As novas regras da plataforma, em vigor a partir de 1 de janeiro de 2024, estipulam que cada faixa terá de alcançar um número mínimo de mil streams antes de poder ser elegível para receber compensação monetária – caso contrário, não recebe nada. O valor que até aqui tinha como destino estas faixas passará a ser adicionado ao “bolo” de royalties a ser distribuído pelas músicas que fiquem acima do número mínimo de streams.
De acordo com a empresa sueca, esta alteração tem por base dois fatores: por um lado, quer garantir que os royalties (mil streams equivalem a cerca de 3 euros), chegam efetivamente aos artistas e não são desperdiçados em taxas bancárias e “montantes mínimos” que, por norma, são exigidos pelos distribuidores para efetuar pagamentos. Por outro, é uma forma de combater aquilo que a empresa define como “streaming artificial” — ruído e sons fraudulentos criados para desviar parte da receita gerada.
O anúncio desta medida veio causar uma série de preocupações junto dos artistas, nomeadamente no setor independente, sobre o que a implementação de um valor mínimo de streams podia significar para músicos de nicho, alternativos ou em início de carreira. Preocupações que obtiveram uma resposta bastante direta da parte de Lucian Grainge, CEO da Universal Music Group e defensor de um modelo semelhante ao que o Spotify acabou por anunciar:
As únicas pessoas que estão preocupadas com o modelo artist-centric são aquelas cujo negócio assenta em serem vendedores de lixo. Peço desculpa, mas não encontro outra descrição para conteúdo que ninguém quer ouvir”, disse.
Entre estes “vendedores” contam-se várias associações de independentes, como a europeia Impala e a Association of Independent Music (AIM) do Reino Unido, que levantaram preocupações relacionadas com a nova política.
Também em Portugal, o setor independente tem demonstrado alguma apreensão. Ao Observador, Nuno Saraiva, presidente da Associação de Músicos, Artistas e Editoras Independentes (AMAEI), apontou falhas ao novo modelo que, diz, não leva em consideração as características específicas de mercados como o português. “Essa matemática não pode ser igual para todos os mercados. Tem de ter em conta a dimensão do país e o quão fácil é chegar a esses mil streams consoante a população e o número de ouvintes do Spotify. Provavelmente é mais fácil no Brasil ou nos EUA do que em Portugal”.

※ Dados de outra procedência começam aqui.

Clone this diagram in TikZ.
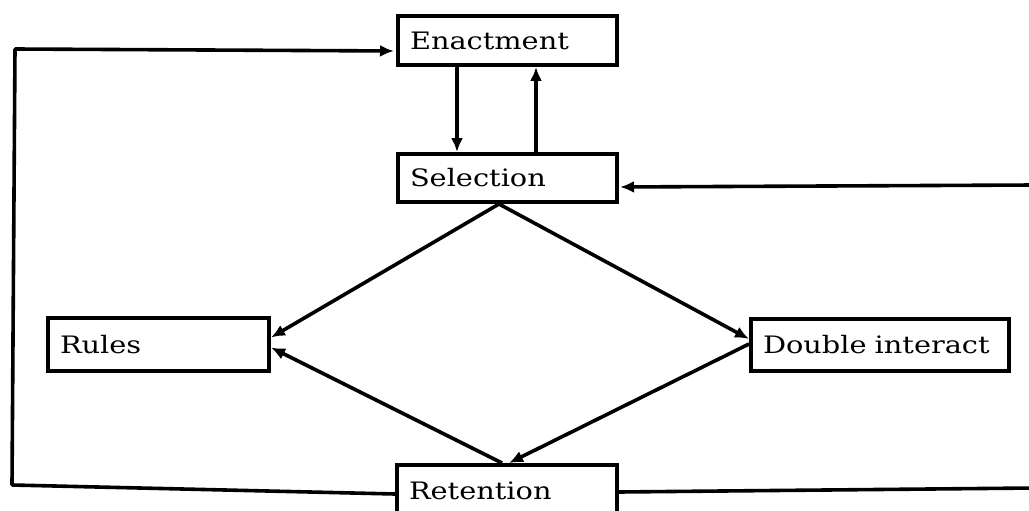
\documentclass[tikz,border=0pt]{standalone}
\usepackage{fontspec}
\setmainfont{DejaVu Serif}[FakeStretch=1.2]
\usetikzlibrary{arrows.meta}
\begin{document}
\begin{tikzpicture}[x=1pt,y=-1pt,
  box/.style={draw, line width=4pt, anchor=north west, inner xsep=12pt, inner ysep=0pt,
              align=left, font=\fontsize{24}{28}\selectfont},
  arr/.style={line width=3.6pt, -{Latex[length=14pt,width=12pt]}}]
\useasboundingbox (0,0) rectangle (1029,511);
\node[box, minimum width=219pt, minimum height=49pt, text width=195pt] (enact) at (396,14) {Enactment};
\node[box, minimum width=219pt, minimum height=48pt, text width=195pt] (sel) at (396,152) {Selection};
\node[box, minimum width=221pt, minimum height=53pt, text width=197pt] (rules) at (46,316) {Rules};
\node[box, minimum width=258pt, minimum height=52pt, text width=234pt] (dbl) at (749,317) {Double interact};
\node[box, minimum width=220pt, minimum height=51pt, text width=196pt] (ret) at (395,463) {Retention};

\draw[arr] ([xshift=61pt]enact.south west) -- ([xshift=61pt]sel.north west);
\draw[arr] ([xshift=140pt]sel.north west) -- ([xshift=140pt]enact.south west);

\draw[arr] ([xshift=-8.5pt]sel.south) -- ([yshift=7pt]rules.east);
\draw[arr] ([xshift=-8.5pt]sel.south) -- ([yshift=6pt]dbl.west);
\draw[arr] ([xshift=-5pt]ret.north) -- ([yshift=-3pt]rules.east);
\draw[arr] ([yshift=1pt]dbl.west) -- ([xshift=2pt]ret.north);

\coordinate (lb) at (12,485);
\coordinate (lt) at (15,49);
\draw[arr, rounded corners=1pt, shorten >=2pt] ([yshift=-3.5pt]ret.west) -- (lb) -- (lt) -- ([yshift=-10.5pt]enact.west);

\coordinate (rb) at (1034,488);
\coordinate (rt) at (1034,185);
\draw[arr, shorten >=1pt] ([yshift=-1.5pt]ret.east) -- (rb) -- (rt) -- ([yshift=-9pt]sel.east);
\end{tikzpicture}
\end{document}
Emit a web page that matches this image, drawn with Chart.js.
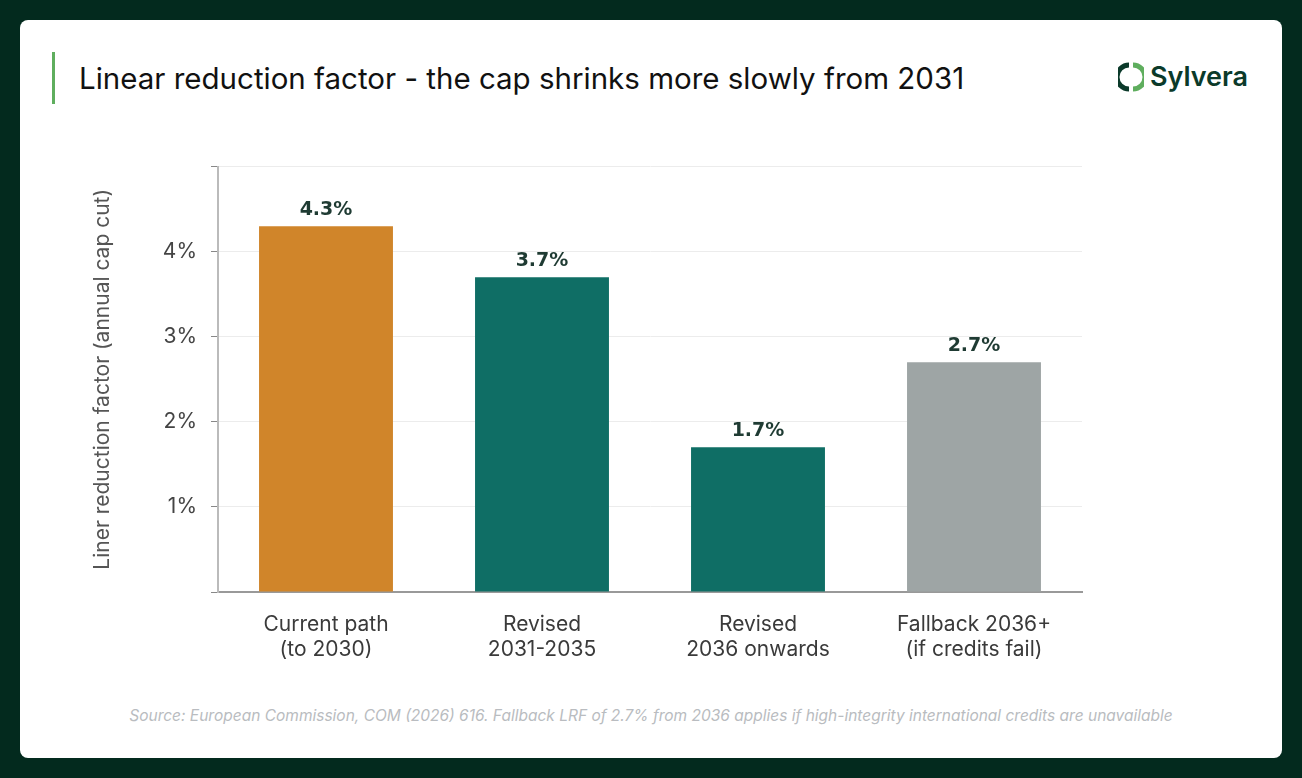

O Spotify garante que “99,5% do que é transmitido na plataforma não só continuará a ser elegível para monetização, como receberá mais”, num valor acumulado de pagamentos que, estima a empresa, deverá chegar aos mil milhões de dólares em todo o mundo nos próximos cinco anos.
Essa realidade, insiste Saraiva, não é igual de país para país, e pode vir a ter efeitos prejudiciais entre os artistas portugueses – tudo, no seu entender, para engrossar as receitas dos que já recebem mais. “Estar a prejudicar os artistas portugueses que estejam em fase de construção da carreira, e não pagar a faixas que têm 999 streams por ano em prol de pagar aos Rolling Stones é um pensamento que nós, no setor independente, não podemos aceitar”, defende.
“Percebo a motivação, mas estamos a falar de uma empresa gigante. Porquê tirar daí, dos que recebem menos, se pode tirar de mais lados? É uma questão de ganância”, diz Mike El-Nite, reforçando as críticas ao que descreve como “um monopólio da produção musical”, cuja nova política “só revela a falta de vontade em partilhar o bolo.”
Para os independentes, a delicadeza da situação poderia ser resolvida de outras formas, nomeadamente com modelos alternativos. No Reino Unido, a AIM apresentou em 2021 o que chamou de “Artist Growth Model”, um modelo que prevê uma distribuição mais equilibrada dos royalties por todos os artistas, e que é defendido pelo presidente da AMAEI. “Porque é que não tiramos 1% do rendimento das faixas de topo para fortalecer a curva média?”, questiona Nuno Saraiva. “Os artistas de topo não vão sentir qualquer falta desse valor, que pode ser usado para beneficiar a diversidade e o crescimento da indústria desenvolvendo novos talentos”.
A questão, já se percebeu, passa por salvaguardar a viabilidade da criação musical na era digital. Numa altura em que o Spotify vai anunciando aumentos ao preço das assinaturas e rondas de despedimentos coletivos, numa tentativa de tornar rentável o seu modelo de negócio, questões continuam a ser feitas quanto à viabilidade desta economia digital-musical. “Confesso que fiquei muito surpreendido com essas notícias”, disse Pedro Wallenstein. “Quando vemos os jornais, os números são tão grandes, vemos o Spotify a comprar catálogos por balúrdios… não percebo o que é que está a acontecer.”